#### Prompt
Exactly reproduce the lines of the listing below from the one containing "Generate a Python" through the one containing "0.51, 0.90, 1.17, 1.38, 1.64]". Skip the images.
* Begin Stored records *
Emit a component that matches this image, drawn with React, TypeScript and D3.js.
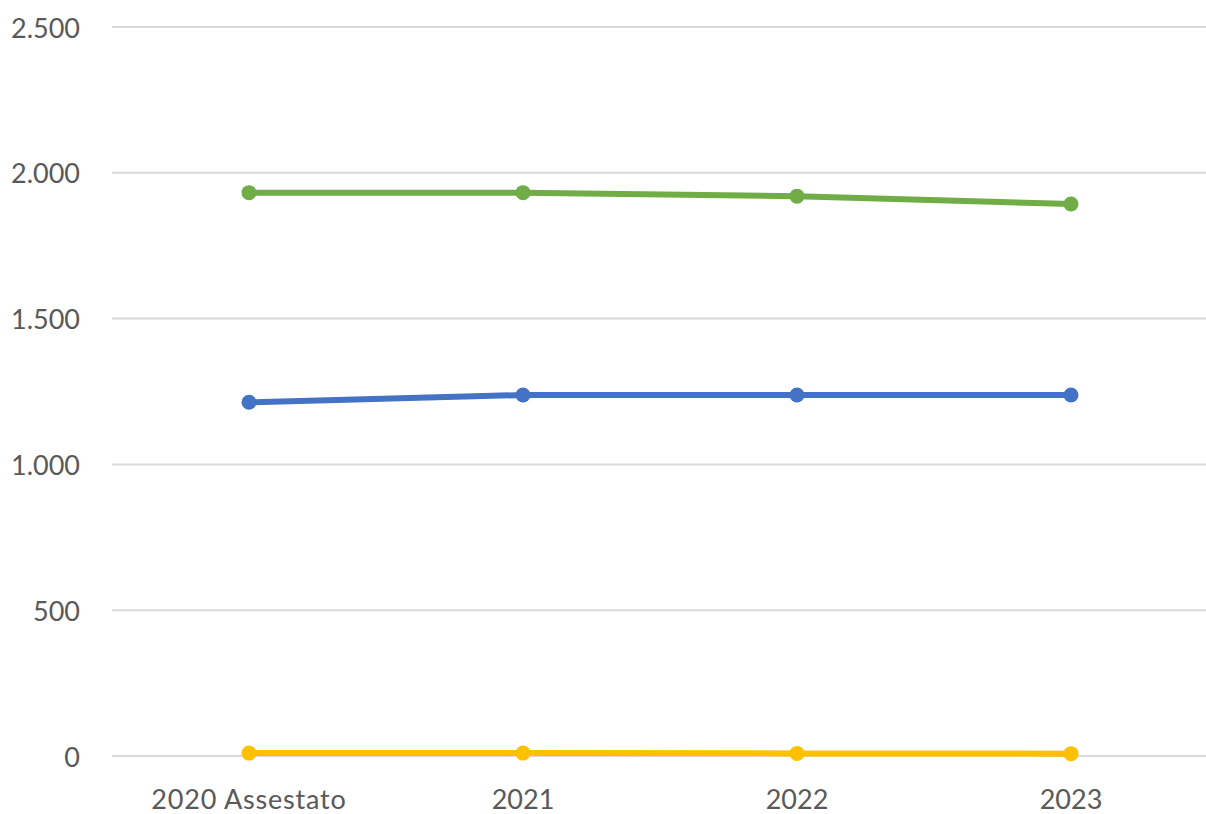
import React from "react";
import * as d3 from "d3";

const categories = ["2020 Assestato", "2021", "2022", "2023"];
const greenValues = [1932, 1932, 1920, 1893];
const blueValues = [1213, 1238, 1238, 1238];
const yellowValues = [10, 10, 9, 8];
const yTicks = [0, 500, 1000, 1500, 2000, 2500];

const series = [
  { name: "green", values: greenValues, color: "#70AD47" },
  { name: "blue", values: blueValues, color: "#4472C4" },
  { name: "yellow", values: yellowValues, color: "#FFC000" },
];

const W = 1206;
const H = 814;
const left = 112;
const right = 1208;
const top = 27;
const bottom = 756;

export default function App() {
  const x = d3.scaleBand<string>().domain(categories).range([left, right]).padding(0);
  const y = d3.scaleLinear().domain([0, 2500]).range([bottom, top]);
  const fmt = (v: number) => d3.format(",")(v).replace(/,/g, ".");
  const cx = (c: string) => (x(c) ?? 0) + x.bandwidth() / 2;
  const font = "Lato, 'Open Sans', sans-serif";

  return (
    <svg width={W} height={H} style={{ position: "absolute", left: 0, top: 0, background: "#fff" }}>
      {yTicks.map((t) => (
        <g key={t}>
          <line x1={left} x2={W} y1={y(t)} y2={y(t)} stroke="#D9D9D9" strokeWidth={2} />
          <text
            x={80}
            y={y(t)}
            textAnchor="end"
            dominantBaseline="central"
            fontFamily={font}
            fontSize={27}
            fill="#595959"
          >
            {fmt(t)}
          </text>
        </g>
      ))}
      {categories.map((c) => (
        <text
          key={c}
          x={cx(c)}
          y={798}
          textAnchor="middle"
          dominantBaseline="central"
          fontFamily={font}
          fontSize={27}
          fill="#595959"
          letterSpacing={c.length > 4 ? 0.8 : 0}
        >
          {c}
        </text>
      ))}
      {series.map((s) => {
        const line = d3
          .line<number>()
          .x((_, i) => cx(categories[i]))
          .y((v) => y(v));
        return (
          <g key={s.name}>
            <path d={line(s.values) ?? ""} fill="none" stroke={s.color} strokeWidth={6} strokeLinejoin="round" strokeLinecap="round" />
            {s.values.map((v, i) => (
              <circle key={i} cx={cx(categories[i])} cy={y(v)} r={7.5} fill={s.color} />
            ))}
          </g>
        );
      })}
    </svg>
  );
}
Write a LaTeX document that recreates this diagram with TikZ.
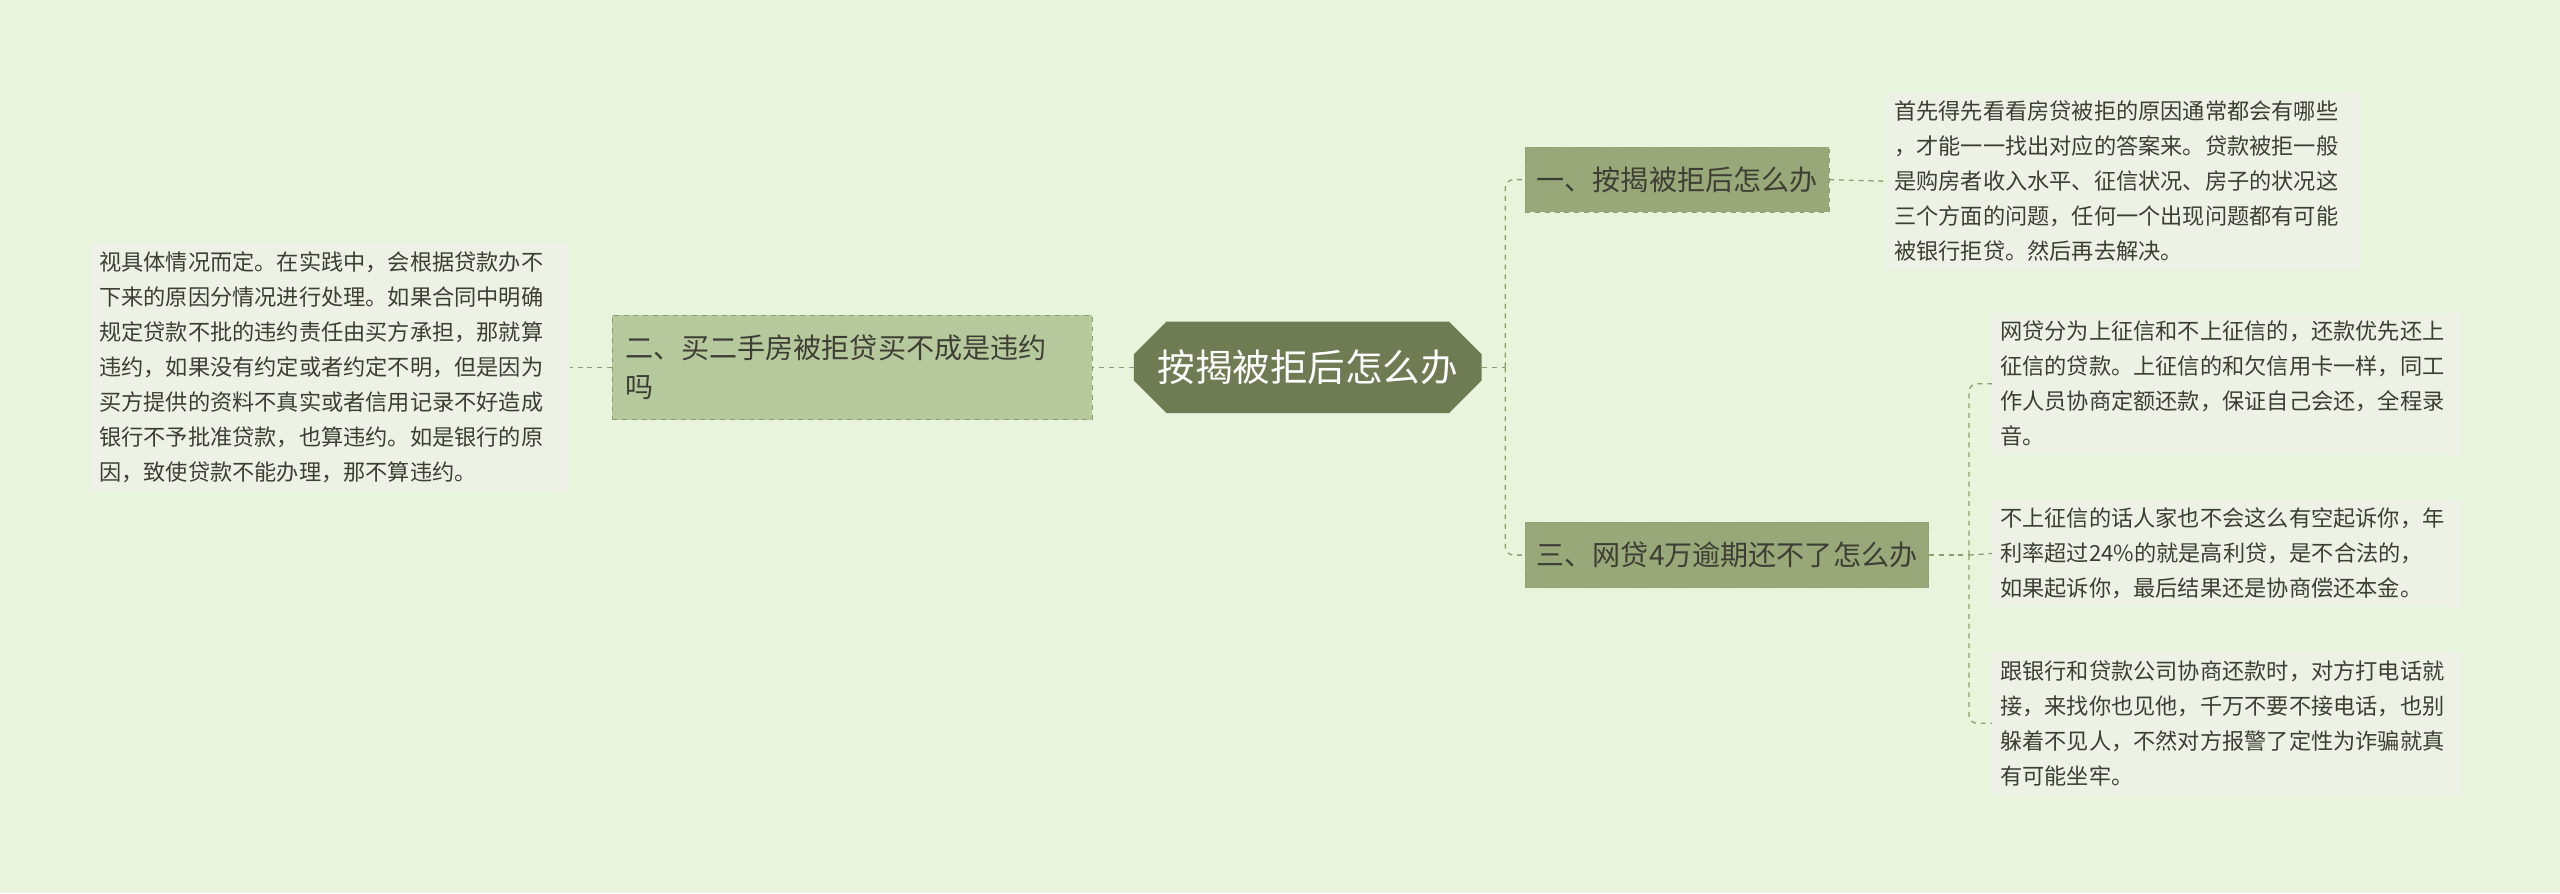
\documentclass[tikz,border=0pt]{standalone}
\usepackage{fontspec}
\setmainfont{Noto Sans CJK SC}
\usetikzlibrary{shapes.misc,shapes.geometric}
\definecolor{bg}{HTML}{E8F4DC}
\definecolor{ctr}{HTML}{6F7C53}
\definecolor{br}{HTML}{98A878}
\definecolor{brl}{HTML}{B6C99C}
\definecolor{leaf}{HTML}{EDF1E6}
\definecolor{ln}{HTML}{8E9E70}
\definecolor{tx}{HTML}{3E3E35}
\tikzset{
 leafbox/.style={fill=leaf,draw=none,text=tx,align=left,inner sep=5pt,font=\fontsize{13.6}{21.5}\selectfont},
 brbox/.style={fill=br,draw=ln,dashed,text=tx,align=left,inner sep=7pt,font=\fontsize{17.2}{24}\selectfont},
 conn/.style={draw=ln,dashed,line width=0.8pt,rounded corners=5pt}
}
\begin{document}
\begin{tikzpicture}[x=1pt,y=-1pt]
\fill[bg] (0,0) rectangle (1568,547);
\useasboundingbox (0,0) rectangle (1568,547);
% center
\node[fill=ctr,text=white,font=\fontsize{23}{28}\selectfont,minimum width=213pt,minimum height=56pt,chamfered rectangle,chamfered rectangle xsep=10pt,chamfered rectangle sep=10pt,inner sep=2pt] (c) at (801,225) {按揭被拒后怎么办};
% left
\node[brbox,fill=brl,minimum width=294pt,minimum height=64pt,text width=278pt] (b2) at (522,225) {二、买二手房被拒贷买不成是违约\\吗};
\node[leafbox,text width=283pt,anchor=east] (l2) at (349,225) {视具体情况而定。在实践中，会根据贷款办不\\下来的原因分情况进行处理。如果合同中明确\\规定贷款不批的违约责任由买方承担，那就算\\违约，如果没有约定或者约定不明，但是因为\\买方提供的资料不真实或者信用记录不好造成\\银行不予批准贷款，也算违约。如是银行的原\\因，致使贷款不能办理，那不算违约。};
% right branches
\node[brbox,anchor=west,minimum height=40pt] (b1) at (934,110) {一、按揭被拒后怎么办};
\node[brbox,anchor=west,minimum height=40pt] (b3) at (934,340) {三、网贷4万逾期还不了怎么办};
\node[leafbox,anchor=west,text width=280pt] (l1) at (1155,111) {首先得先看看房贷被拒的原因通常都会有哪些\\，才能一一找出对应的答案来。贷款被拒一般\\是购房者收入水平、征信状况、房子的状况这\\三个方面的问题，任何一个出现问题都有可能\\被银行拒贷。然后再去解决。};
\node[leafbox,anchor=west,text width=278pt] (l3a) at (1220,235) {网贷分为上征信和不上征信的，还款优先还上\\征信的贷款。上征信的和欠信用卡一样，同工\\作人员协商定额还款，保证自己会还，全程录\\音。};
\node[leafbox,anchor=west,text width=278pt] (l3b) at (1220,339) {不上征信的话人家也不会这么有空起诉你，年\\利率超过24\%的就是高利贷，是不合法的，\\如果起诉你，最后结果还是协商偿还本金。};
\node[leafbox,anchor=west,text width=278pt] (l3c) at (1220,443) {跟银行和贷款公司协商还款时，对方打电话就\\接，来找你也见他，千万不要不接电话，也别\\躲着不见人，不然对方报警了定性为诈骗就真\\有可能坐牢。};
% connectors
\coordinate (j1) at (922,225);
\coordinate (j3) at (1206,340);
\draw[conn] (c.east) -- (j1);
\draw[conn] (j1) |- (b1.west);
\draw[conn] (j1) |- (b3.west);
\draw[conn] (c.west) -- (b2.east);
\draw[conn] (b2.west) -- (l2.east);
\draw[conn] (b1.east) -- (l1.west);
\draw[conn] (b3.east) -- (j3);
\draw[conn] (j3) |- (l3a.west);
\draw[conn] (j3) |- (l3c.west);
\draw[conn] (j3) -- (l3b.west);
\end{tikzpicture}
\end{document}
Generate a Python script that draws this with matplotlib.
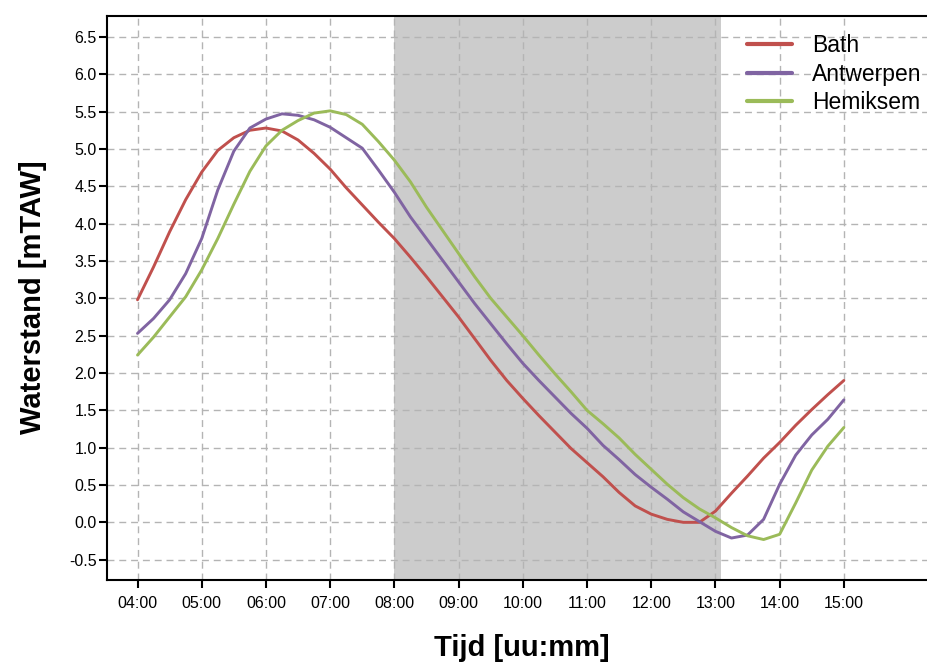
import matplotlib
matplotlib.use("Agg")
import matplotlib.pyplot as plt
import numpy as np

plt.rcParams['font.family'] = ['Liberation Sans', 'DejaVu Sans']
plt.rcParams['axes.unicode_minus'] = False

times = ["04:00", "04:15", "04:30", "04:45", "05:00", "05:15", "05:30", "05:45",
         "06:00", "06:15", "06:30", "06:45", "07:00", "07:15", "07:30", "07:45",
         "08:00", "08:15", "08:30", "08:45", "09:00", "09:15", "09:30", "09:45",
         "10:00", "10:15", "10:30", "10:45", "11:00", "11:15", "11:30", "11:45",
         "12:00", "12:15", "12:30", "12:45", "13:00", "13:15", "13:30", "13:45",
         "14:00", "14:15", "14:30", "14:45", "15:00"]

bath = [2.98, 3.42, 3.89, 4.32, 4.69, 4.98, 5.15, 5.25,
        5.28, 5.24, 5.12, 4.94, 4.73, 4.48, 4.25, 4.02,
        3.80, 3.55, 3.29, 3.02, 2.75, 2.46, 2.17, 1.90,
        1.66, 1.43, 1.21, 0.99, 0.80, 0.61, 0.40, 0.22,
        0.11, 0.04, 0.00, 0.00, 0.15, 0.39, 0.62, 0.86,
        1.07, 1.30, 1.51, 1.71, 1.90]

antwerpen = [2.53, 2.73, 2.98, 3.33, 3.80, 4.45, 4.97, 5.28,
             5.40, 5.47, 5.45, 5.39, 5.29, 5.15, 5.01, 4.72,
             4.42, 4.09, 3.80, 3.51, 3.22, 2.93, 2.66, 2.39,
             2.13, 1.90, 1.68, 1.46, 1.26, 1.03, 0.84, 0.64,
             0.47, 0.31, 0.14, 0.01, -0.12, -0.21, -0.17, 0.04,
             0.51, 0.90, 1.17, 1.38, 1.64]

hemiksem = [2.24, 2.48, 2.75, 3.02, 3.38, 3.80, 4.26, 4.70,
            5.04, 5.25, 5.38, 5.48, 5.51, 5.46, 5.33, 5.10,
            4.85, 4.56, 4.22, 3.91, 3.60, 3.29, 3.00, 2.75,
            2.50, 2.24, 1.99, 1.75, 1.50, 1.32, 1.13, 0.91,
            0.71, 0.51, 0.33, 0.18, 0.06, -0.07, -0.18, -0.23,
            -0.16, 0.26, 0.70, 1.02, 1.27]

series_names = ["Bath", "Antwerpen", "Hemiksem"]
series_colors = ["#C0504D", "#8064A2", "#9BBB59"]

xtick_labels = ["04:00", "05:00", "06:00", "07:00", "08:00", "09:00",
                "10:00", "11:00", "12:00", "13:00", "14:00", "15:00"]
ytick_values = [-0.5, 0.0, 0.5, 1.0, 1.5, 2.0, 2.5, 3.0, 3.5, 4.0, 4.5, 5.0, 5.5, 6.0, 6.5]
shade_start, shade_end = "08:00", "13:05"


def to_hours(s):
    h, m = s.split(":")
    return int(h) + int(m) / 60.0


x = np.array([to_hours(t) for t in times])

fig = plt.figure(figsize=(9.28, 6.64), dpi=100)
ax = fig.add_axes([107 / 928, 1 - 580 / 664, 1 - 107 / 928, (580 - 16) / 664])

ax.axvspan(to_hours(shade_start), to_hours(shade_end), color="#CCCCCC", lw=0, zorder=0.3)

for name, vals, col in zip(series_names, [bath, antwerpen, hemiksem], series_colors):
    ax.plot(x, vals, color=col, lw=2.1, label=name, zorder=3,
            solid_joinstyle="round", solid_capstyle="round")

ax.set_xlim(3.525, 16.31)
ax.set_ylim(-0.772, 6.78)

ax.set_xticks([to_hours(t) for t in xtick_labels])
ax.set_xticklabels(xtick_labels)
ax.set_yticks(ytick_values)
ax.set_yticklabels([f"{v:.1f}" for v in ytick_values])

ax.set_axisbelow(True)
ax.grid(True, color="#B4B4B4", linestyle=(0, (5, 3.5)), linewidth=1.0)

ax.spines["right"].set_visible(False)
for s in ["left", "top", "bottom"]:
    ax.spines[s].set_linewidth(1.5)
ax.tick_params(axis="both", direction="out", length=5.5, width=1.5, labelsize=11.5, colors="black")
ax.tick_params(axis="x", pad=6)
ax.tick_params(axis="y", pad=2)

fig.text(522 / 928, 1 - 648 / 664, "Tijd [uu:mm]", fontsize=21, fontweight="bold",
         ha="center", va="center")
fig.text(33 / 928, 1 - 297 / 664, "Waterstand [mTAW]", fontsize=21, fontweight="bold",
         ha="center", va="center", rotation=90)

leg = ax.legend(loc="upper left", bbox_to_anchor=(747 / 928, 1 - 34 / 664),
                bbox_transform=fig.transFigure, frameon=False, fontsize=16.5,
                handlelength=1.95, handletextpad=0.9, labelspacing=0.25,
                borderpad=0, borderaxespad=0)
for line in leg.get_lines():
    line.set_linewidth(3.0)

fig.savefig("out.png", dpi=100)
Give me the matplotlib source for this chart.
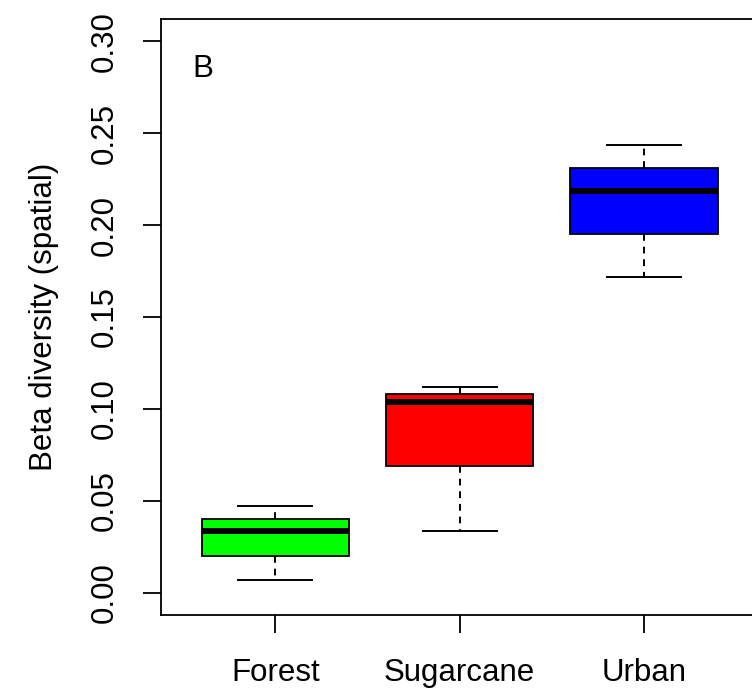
* End Stored records *
#### Exercise result
Generate a Python script that draws this with matplotlib.
import matplotlib
matplotlib.use("Agg")
import matplotlib.pyplot as plt
import numpy as np

plt.rcParams['font.family'] = ['Liberation Sans', 'DejaVu Sans']
plt.rcParams['axes.unicode_minus'] = False

times = ["04:00", "04:15", "04:30", "04:45", "05:00", "05:15", "05:30", "05:45",
         "06:00", "06:15", "06:30", "06:45", "07:00", "07:15", "07:30", "07:45",
         "08:00", "08:15", "08:30", "08:45", "09:00", "09:15", "09:30", "09:45",
         "10:00", "10:15", "10:30", "10:45", "11:00", "11:15", "11:30", "11:45",
         "12:00", "12:15", "12:30", "12:45", "13:00", "13:15", "13:30", "13:45",
         "14:00", "14:15", "14:30", "14:45", "15:00"]

bath = [2.98, 3.42, 3.89, 4.32, 4.69, 4.98, 5.15, 5.25,
        5.28, 5.24, 5.12, 4.94, 4.73, 4.48, 4.25, 4.02,
        3.80, 3.55, 3.29, 3.02, 2.75, 2.46, 2.17, 1.90,
        1.66, 1.43, 1.21, 0.99, 0.80, 0.61, 0.40, 0.22,
        0.11, 0.04, 0.00, 0.00, 0.15, 0.39, 0.62, 0.86,
        1.07, 1.30, 1.51, 1.71, 1.90]

antwerpen = [2.53, 2.73, 2.98, 3.33, 3.80, 4.45, 4.97, 5.28,
             5.40, 5.47, 5.45, 5.39, 5.29, 5.15, 5.01, 4.72,
             4.42, 4.09, 3.80, 3.51, 3.22, 2.93, 2.66, 2.39,
             2.13, 1.90, 1.68, 1.46, 1.26, 1.03, 0.84, 0.64,
             0.47, 0.31, 0.14, 0.01, -0.12, -0.21, -0.17, 0.04,
             0.51, 0.90, 1.17, 1.38, 1.64]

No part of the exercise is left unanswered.